Un episodio reciente del podcast de Oprah destacó una tendencia creciente: los hijos adultos cortan el contacto con sus padres. La discusión, que incluyó historias personales y opiniones de expertos, reveló una dinámica compleja donde chocan fronteras, derechos y expectativas históricas. Un terapeuta, el Dr. Joshua Coleman, generó controversia al sugerir que el distanciamiento es a menudo una respuesta equivocada a los defectos de los padres, enmarcándolo como un “problema” en lugar de una solución.
Coleman sostiene que los cambios en las normas sociales, impulsados por el contenido de las redes sociales que etiqueta a las familias como “tóxicas”, y el lenguaje terapéutico que patologiza a los padres (“narcisistas”, “gaslighting”) fomentan reacciones prematuras. Describe el distanciamiento como un acto “virtuoso” de protección de la salud mental y, al mismo tiempo, etiqueta a quienes lo eligen como “evitantes de conflictos” y “sobrerreactivos”. Esta perspectiva ignora la realidad de que muchos distanciamientos no son impulsivos sino más bien la culminación de décadas de comunicación fallida y abuso.
El debate no es nuevo. Así como el divorcio alguna vez fue tabú, el distanciamiento familiar ahora está emergiendo de las sombras. Anteriormente, la expectativa cultural era mantener los lazos familiares a toda costa, a menudo a expensas del bienestar individual. Este patrón refleja los desequilibrios de poder históricos en los que aquellos con menos capacidad de acción (a menudo mujeres) fueron presionados a permanecer en relaciones destructivas. Hoy en día, la conversación está cambiando, con un reconocimiento cada vez mayor de que los límites saludables son esenciales y que los adultos tienen derecho a protegerse del daño.

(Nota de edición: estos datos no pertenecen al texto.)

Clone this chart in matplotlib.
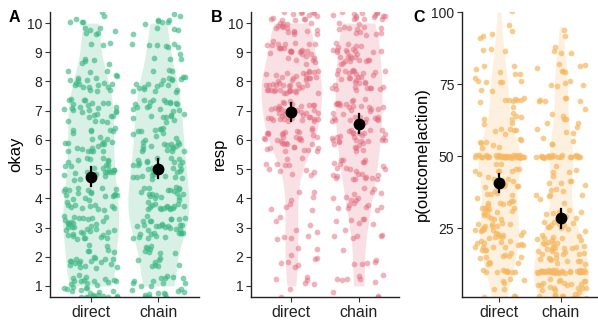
import numpy as np
import matplotlib
matplotlib.use("Agg")
import matplotlib.pyplot as plt

plt.rcParams['font.family'] = ['Liberation Sans', 'DejaVu Sans']

# ---- data: response counts per level ----
groups = ['direct', 'chain']

okay_levels = [1, 2, 3, 4, 5, 6, 7, 8, 9, 10]
okay_direct = [34, 24, 36, 30, 27, 25, 28, 22, 8, 13]
okay_chain = [24, 16, 34, 35, 30, 27, 26, 22, 11, 12]

resp_levels = [1, 2, 3, 4, 5, 6, 7, 8, 9, 10]
resp_direct = [7, 9, 9, 8, 12, 35, 40, 45, 30, 30]
resp_chain = [10, 6, 12, 18, 25, 30, 32, 32, 28, 28]

prob_levels = [0, 5, 10, 15, 20, 25, 30, 35, 40, 45, 50,
               55, 60, 65, 70, 75, 80, 85, 90, 95, 100]
prob_direct = [8, 6, 10, 14, 16, 18, 14, 12, 12, 10, 35,
               8, 8, 6, 8, 8, 6, 3, 3, 2, 2]
prob_chain = [28, 20, 35, 18, 20, 12, 10, 6, 8, 5, 22,
              4, 6, 5, 6, 5, 7, 3, 2, 1, 0]
# levels answered exactly (no spread around them in the picture)
prob_exact = [10, 50]

colors = {'A': '#3DB883', 'B': '#E2677A', 'C': '#F5B860'}
point_alpha = {'A': 0.65, 'B': 0.5, 'C': 0.7}

# deterministic hash jitter in [-1, 1]
_k = [0]
def jitter(n):
    i = np.arange(_k[0], _k[0] + n, dtype=float) + 1.0
    _k[0] += n
    u = (np.sin(i * 12.9898) * 43758.5453) % 1.0
    v = (np.sin(i * 78.233) * 24634.6345) % 1.0
    return u * 2 - 1, v * 2 - 1


def kde(vals):
    vals = np.asarray(vals, float)
    n = len(vals)
    q75, q25 = np.quantile(vals, [0.75, 0.25])
    bw = 0.9 * min(vals.std(ddof=1), (q75 - q25) / 1.34) * n ** -0.2
    grid = np.linspace(vals.min(), vals.max(), 512)
    d = np.exp(-0.5 * ((grid[:, None] - vals[None, :]) / bw) ** 2).sum(1)
    d /= n * bw * np.sqrt(2 * np.pi)
    return grid, d


def panel(fig, rect, levels, counts_list, key, ylim, yticks, ylabel,
          letter_x, ylabel_x, yjit, exact=()):
    color = colors[key]
    ax = fig.add_axes(rect)
    data = [np.repeat(levels, c) for c in counts_list]
    dens = [kde(d) for d in data]
    dmax = max(d.max() for g, d in dens)
    for i, (vals, (g, d)) in enumerate(zip(data, dens)):
        x = i + 1
        w = d / dmax * 0.45
        ax.fill_betweenx(g, x - w, x + w, color=color, alpha=0.2, lw=0, zorder=1)
        jx, jy = jitter(len(vals))
        h = np.where(np.isin(vals, exact), yjit * 0.2, yjit)
        ax.scatter(x + jx * 0.4, vals + jy * h, s=17, color=color,
                   alpha=point_alpha[key], lw=0, zorder=2)
        m = vals.mean()
        ci = 1.96 * vals.std(ddof=1) / np.sqrt(len(vals))
        ax.plot([x, x], [m - ci, m + ci], color='black', lw=1.6, zorder=3)
        ax.plot(x, m, 'o', color='black', ms=7.5, zorder=4)
    ax.set_xlim(0.4, 2.6)
    ax.set_ylim(*ylim)
    ax.set_xticks([1, 2])
    ax.set_xticklabels(groups, fontsize=11.5, color='#222222')
    ax.set_yticks(yticks)
    ax.set_yticklabels([str(t) for t in yticks], fontsize=10, color='#222222')
    for s in ['top', 'right']:
        ax.spines[s].set_visible(False)
    for s in ['left', 'bottom']:
        ax.spines[s].set_linewidth(1.0)
        ax.spines[s].set_color('#222222')
    ax.tick_params(length=3.5, width=0.8, color='#333333', pad=2)
    fig.text(letter_x / 598, 1 - 18 / 320, key, fontsize=11.5,
             fontweight='bold', ha='left', va='center')
    fig.text(ylabel_x / 598, 1 - 154 / 320, ylabel, fontsize=12,
             rotation=90, ha='center', va='center')
    return ax


fig = plt.figure(figsize=(5.98, 3.2), dpi=100)
bottom, height = 1 - 297 / 320, 285 / 320

panel(fig, [50 / 598, bottom, 149 / 598, height], okay_levels,
      [okay_direct, okay_chain], 'A', (0.62, 10.38),
      list(range(1, 11)), 'okay', 9, 16, 0.4)
panel(fig, [251 / 598, bottom, 148 / 598, height], resp_levels,
      [resp_direct, resp_chain], 'B', (0.62, 10.38),
      list(range(1, 11)), 'resp', 211, 219, 0.4)
panel(fig, [462 / 598, bottom, 136 / 598, height], prob_levels,
      [prob_direct, prob_chain], 'C', (1.2, 100),
      [25, 50, 75, 100], 'p(outcome|action)', 413, 422, 2.4,
      exact=prob_exact)

fig.savefig('out.png', dpi=100)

Las experiencias personales ilustran este punto. Un escritor detalla una lucha de 50 años con una madre que constantemente ignoraba sus sentimientos y socavaba sus elecciones de vida. Cortar el contacto se convirtió en la única solución viable después de décadas de intentos fallidos de reconciliación. Esto se alinea con las experiencias compartidas en el podcast, donde un joven explicó que romper vínculos era un paso necesario para proteger a sus hijos de dinámicas tóxicas.
Si bien Coleman enmarca el distanciamiento como una falta de comunicación, la realidad suele tener muchos más matices. Su propia experiencia con su hija revela que el cambio se produjo sólo después de un período de separación, cuando finalmente escuchó en lugar de defenderse. El mismo principio se aplica en todos los ámbitos: el distanciamiento puede ser un catalizador para la autorreflexión y la reparación.
La cuestión central no es simplemente una mejor comunicación sino el reconocimiento del derecho a establecer límites. Así como las relaciones sanas requieren respeto mutuo, la dinámica familiar debe reconocer que los adultos tienen autonomía para elegir sus propios caminos. La actual reacción contra el distanciamiento refleja la resistencia a la evolución de actitudes sobre el matrimonio, donde el control debe dar paso a la negociación.
En última instancia, la conclusión más poderosa proviene de aquellos que han elegido el distanciamiento: la libertad de experimentar la paz. Como dijo una mujer en el podcast, cortar los lazos le aportó claridad y firmeza. Este cambio de perspectiva no se trata de castigar a los padres sino de empoderar a las personas para que prioricen su propio bienestar. Los padres que respetan la autonomía de sus hijos reconocerán que la paz vale más que el control.